With these challenges complete and the legendary sword Gramr in her possession, the protagonist embarks on the last part of her journey. Hela’s final guardian is Garm, a half-rotted beast that uses darkness as its weapon. The implication is clear: throughout the game—as in wider discussions of the topic—Senua has referred to her mental illness as a darkness, so this penultimate battle is intended to strip away remaining misconceptions and free herself from her psychosis. Subsequent events seem to confirm her newfound freedom as she steps through a mirror and leaves behind her Furies.
However, as with everything in Hellblade, reality is to be questioned. Hela is not the goddess that Senua believes she is, but a manifestation of the core of her own psychosis. During the battle, Senua realises the unintentional evil done by her father in his attempts to expel her demons, contextualising the realms of Valravn, Surt, and Garm as extensions of his actions. According to common belief, these epiphanies should enable Senua to overcome her issues and emerge as a well-adjusted member of society. Instead, she is forced to fail and fall without ever having been able to lay her blade upon her final adversary.
In taking this approach, Ninja Theory displays both boldness and maturity. Nonetheless, this seeming death is not the end. Hela takes Dillion’s skull and casts it into an abyss, following which she transforms into Senua. By conflating the two characters in this moment, Senua’s development is emphasised; though she needed Dillion to help her see that she was not cursed, she no longer needs to rely on him.
The truth that Ninja Theory conveys so effectively is that mental illness is not an adversary to be defeated or an obstacle to be overcome. As time has passed, I have developed an awareness of the beginnings of an episode and formed an ability to analyse what in my life can be changed to mitigate its impact. Furthermore, though another person may be able to provide guidance and assistance, the struggle is always deeply personal. We can often barely describe the wars that our minds engage in against themselves, and we certainly cannot invite someone else in to fill us with rainbows and sunshine.

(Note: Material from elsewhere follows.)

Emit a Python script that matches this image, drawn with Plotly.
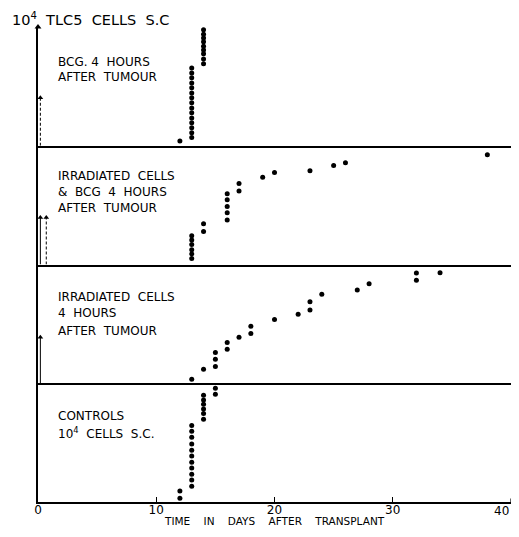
import plotly.graph_objects as go
from plotly.subplots import make_subplots

# ---- data (days after transplant, stacked rank of each mouse) ----
bcg_days = [12] + [13] * 15 + [14] * 9
bcg_vals = [1.0, 1.7, 2.7, 3.75, 4.8, 5.8, 6.9, 7.9, 9.0, 10.0, 11.0, 12.1, 13.1, 14.2, 15.2, 16.25,
            17.1, 18.1, 19.2, 20.0, 20.8, 21.7, 22.5, 23.3, 24.2]

irr_bcg_days = [13] * 6 + [14] * 2 + [16] * 5 + [17] * 2 + [19, 20, 23, 25, 26, 38]
irr_bcg_vals = [1.25, 2.2, 3.1, 4.2, 5.1, 6.0, 6.9, 8.5, 9.3, 10.8, 12.1, 13.5, 14.8,
                15.35, 16.9, 18.2, 19.2, 19.6, 20.7, 21.25, 22.9]

irr_days = [13, 14, 15, 15, 15, 16, 16, 17, 18, 18, 20, 22, 23, 23, 24, 27, 28, 32, 32, 34]
irr_vals = [0.83, 2.9, 3.5, 5.0, 6.4, 7.1, 8.5, 9.6, 10.4, 11.9, 13.3, 14.4, 15.3, 17.0,
            18.6, 19.5, 20.8, 21.5, 23.0, 23.1]

ctrl_days = [12, 12] + [13] * 11 + [14] * 6 + [15] * 2
ctrl_vals = [0.8, 2.3, 3.3, 4.6, 5.8, 7.1, 8.3, 9.6, 10.8, 12.1, 13.5, 14.8, 16.0,
             17.3, 18.5, 19.4, 20.4, 21.3, 22.3, 22.5, 23.75]

# injection arrows per panel: (day, height, dashed)
inj_arrows = [
    [(0.2, 10.0, True)],
    [(0.2, 9.8, False), (0.7, 9.8, True)],
    [(0.2, 9.6, False)],
    [],
]

panel_labels = [
    ["BCG. 4  HOURS", "AFTER  TUMOUR"],
    ["IRRADIATED  CELLS", "&  BCG  4  HOURS", "AFTER  TUMOUR"],
    ["IRRADIATED  CELLS", "4  HOURS", "AFTER  TUMOUR"],
    ["CONTROLS", "10<sup>4</sup>  CELLS  S.C."],
]
label_y = [[17.4, 14.4], [18.5, 15.1, 11.7], [18.0, 14.6, 11.0], [17.9, 14.4]]

x_ticks = [0, 10, 20, 30, 40]
x_title = "TIME    IN    DAYS    AFTER    TRANSPLANT"
y_title = "10<sup>4</sup>  TLC5  CELLS  S.C"

YMAX = 24.8
FONT = "DejaVu Sans"

series = [(bcg_days, bcg_vals), (irr_bcg_days, irr_bcg_vals),
          (irr_days, irr_vals), (ctrl_days, ctrl_vals)]

fig = make_subplots(rows=4, cols=1, shared_xaxes=True, vertical_spacing=0)

for i, (d, v) in enumerate(series):
    r = i + 1
    fig.add_trace(go.Scatter(x=d, y=v, mode="markers",
                             marker=dict(size=5, color="black"),
                             showlegend=False, hoverinfo="skip"), row=r, col=1)
    for (ax_, h, dashed) in inj_arrows[i]:
        fig.add_trace(go.Scatter(x=[ax_, ax_], y=[0, h], mode="lines",
                                 line=dict(color="black", width=1,
                                           dash="3px,2px" if dashed else "solid"),
                                 showlegend=False, hoverinfo="skip"), row=r, col=1)
        fig.add_trace(go.Scatter(x=[ax_], y=[h], mode="markers",
                                 marker=dict(symbol="triangle-up", size=5, color="black"),
                                 cliponaxis=False, showlegend=False, hoverinfo="skip"),
                      row=r, col=1)
    for txt, yy in zip(panel_labels[i], label_y[i]):
        fig.add_annotation(x=1.55, y=yy, text=txt, showarrow=False, xanchor="left",
                           yanchor="middle", font=dict(family=FONT, size=12, color="black"),
                           row=r, col=1)

# arrowhead at top of the y axis
fig.add_trace(go.Scatter(x=[0], y=[YMAX], mode="markers",
                         marker=dict(symbol="triangle-up", size=6, color="black"),
                         cliponaxis=False, showlegend=False, hoverinfo="skip"), row=1, col=1)

fig.update_yaxes(range=[0, YMAX], showline=True, linecolor="black", linewidth=1.5,
                 showticklabels=False, ticks="", showgrid=False, zeroline=False)
fig.update_xaxes(range=[0, 40], showline=True, linecolor="black", linewidth=1.5,
                 showgrid=False, zeroline=False, ticks="")
# last tick label sits at the figure's right edge, so it is drawn right-anchored below
fig.update_xaxes(row=4, col=1, ticks="inside", ticklen=5, tickwidth=1.2, tickcolor="black",
                 tickvals=x_ticks[:-1], showticklabels=True, ticklabelstandoff=-4,
                 ticktext=[str(t) for t in x_ticks[:-1]],
                 tickfont=dict(family=FONT, size=12, color="black"))
fig.add_annotation(x=x_ticks[-1], y=0, xref="x4", yref="y4", text=str(x_ticks[-1]),
                   showarrow=False, xanchor="right", yanchor="top", yshift=0,
                   font=dict(family=FONT, size=12, color="black"))
# tick mark at the last tick value
fig.add_annotation(x=x_ticks[-1], y=0, xref="x4", yref="y4", ax=0, ay=-5,
                   showarrow=True, arrowhead=0, arrowwidth=1.2, arrowcolor="black", text="")

fig.add_annotation(xref="paper", yref="paper", x=0.5, y=0, xanchor="center", yanchor="bottom",
                   yshift=-26.5, text=x_title, showarrow=False,
                   font=dict(family=FONT, size=10.5, color="black"))

fig.add_annotation(xref="paper", yref="paper", x=0, y=1, xanchor="left", yanchor="top",
                   xshift=-28, yshift=19, text=y_title, showarrow=False,
                   font=dict(family=FONT, size=14.5, color="black"))

# the page body adds an 8px margin on every side; the figure is sized to fit inside it
fig.update_layout(width=503, height=521, margin=dict(l=30, r=0, t=19, b=27),
                  plot_bgcolor="white", paper_bgcolor="white")

fig.write_html("out.html")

As the sun breaks through the clouds, revealing one of the most breathtaking sights in all of Hellblade, Senua’s Furies return, rejoicing at still being alive. The protagonist had to ‘die’ because she tried to reject them. She smiles to hear them again, having realised that they are a part of her, as mental illness always is. Living with such problems can, at times, be a harrowing, seemingly impossible task, but to deny them is to deny the self.
I could write volumes more about the levels, enemies, mechanics, and story of Hellblade: Senua’s Sacrifice and how all of these disparate elements work together to present a more cohesive and compelling experience than almost any other game built on the same scale. For now, though, all I have left to write is thank you to the development team for having the courage and conviction to bring this game to life.